Growth came primarily through word-of-mouth and product evangelism. Engineers who experienced Linear felt so much less friction in their days that they naturally advocated for it. By the time Linear began targeting enterprise, it had built enough brand penetration that large companies could feel that Linear was "for us"—the company that wants to act like a startup, that values speed and elegance.
Linear's most controversial strategic bet is also its most successful: ruthlessly prioritizing individual contributors (ICs) over managers. When a large customer requests customization—say, a new field to track which customer requested a feature, or a dropdown for complex reporting—Linear asks a hard question: does this make the IC's workflow worse? If yes, the answer is no, regardless of deal size.
This isn't stubbornness; it's incentive alignment. When a manager asks an IC to fill in nine custom fields with unclear definitions, the IC doesn't. They either skip the step or pick randomly. The data becomes garbage. Reports built on garbage data have no value. By refusing to add these features, Linear made a promise: we will never make your work harder in service of someone else's reporting.
When 40% of custom field requests turned out to stem from one core need—"I have a customer and need to track what we've built for them"—Linear didn't build custom fields.
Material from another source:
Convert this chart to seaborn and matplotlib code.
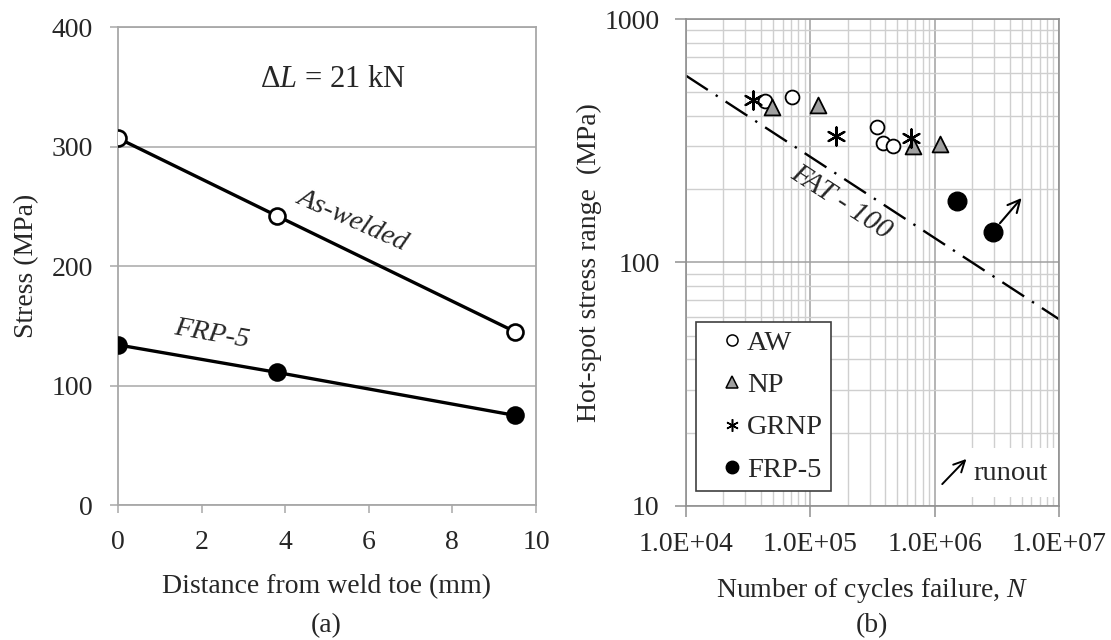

Instead, they built Customer Requests: a native feature that automatically tags issues with the customer who requested them by integrating with CRM and support tools. ICs gain context without friction. Managers get the reports they need. Everyone wins.
Linear's approach to understanding what to build is equally distinctive. Non U describes a process of finding the *emotional valence* behind feature requests. He doesn't ask "what is your goal?" Instead, he digs until he understands the moment a customer felt bad. One team member had marked a December 30th ship date because it was end-of-Q4. Marketing exploded—nobody ships before New Year's. The conversation revealed the feeling: false precision creates downstream miscommunication. Linear's solution: flexible date fields ("Q4 project" or "December" instead of exact dates) that let teams commit at their comfort level.
Another example: triage management. Some teams manually routed incoming issues, which felt overwhelming despite being "on top of it." Others let tickets get lost. The emotional hooks were different but the root cause was identical—no automated system for organized triage. Linear built one, systemizing what had been manual and chaotic.
Linear has crossed into enterprise, which was once thought impossible for a tool that refuses manager-centric customization. Enterprise growth is now the company's fastest-growing segment. The inflection point came when Linear achieved enough brand recognition that large companies saw themselves in it—as organizations that desperately want to move fast but are trapped by slow tools.
The team maintains a backlog of 20-30 unexplored opportunities, continuously deepening their mental model of user needs without rushing to build. Capacity planning, for instance, sits in the backlog because while every team struggles with it and solutions are poor, Linear hasn't yet found an elegant approach. They'll keep talking to users, accumulating understanding, until they crack it.
Linear's success comes from a deceptively simple insight: most enterprise software fails because it optimizes for the wrong person. Linear optimized for the person who actually does the work, making their day marginally less terrible, a thousand times per day. In a market of bloated, slow, customization-heavy tools, that philosophy became an unassailable competitive advantage. It's not just that Linear is better; it's that using Linear *feels* better.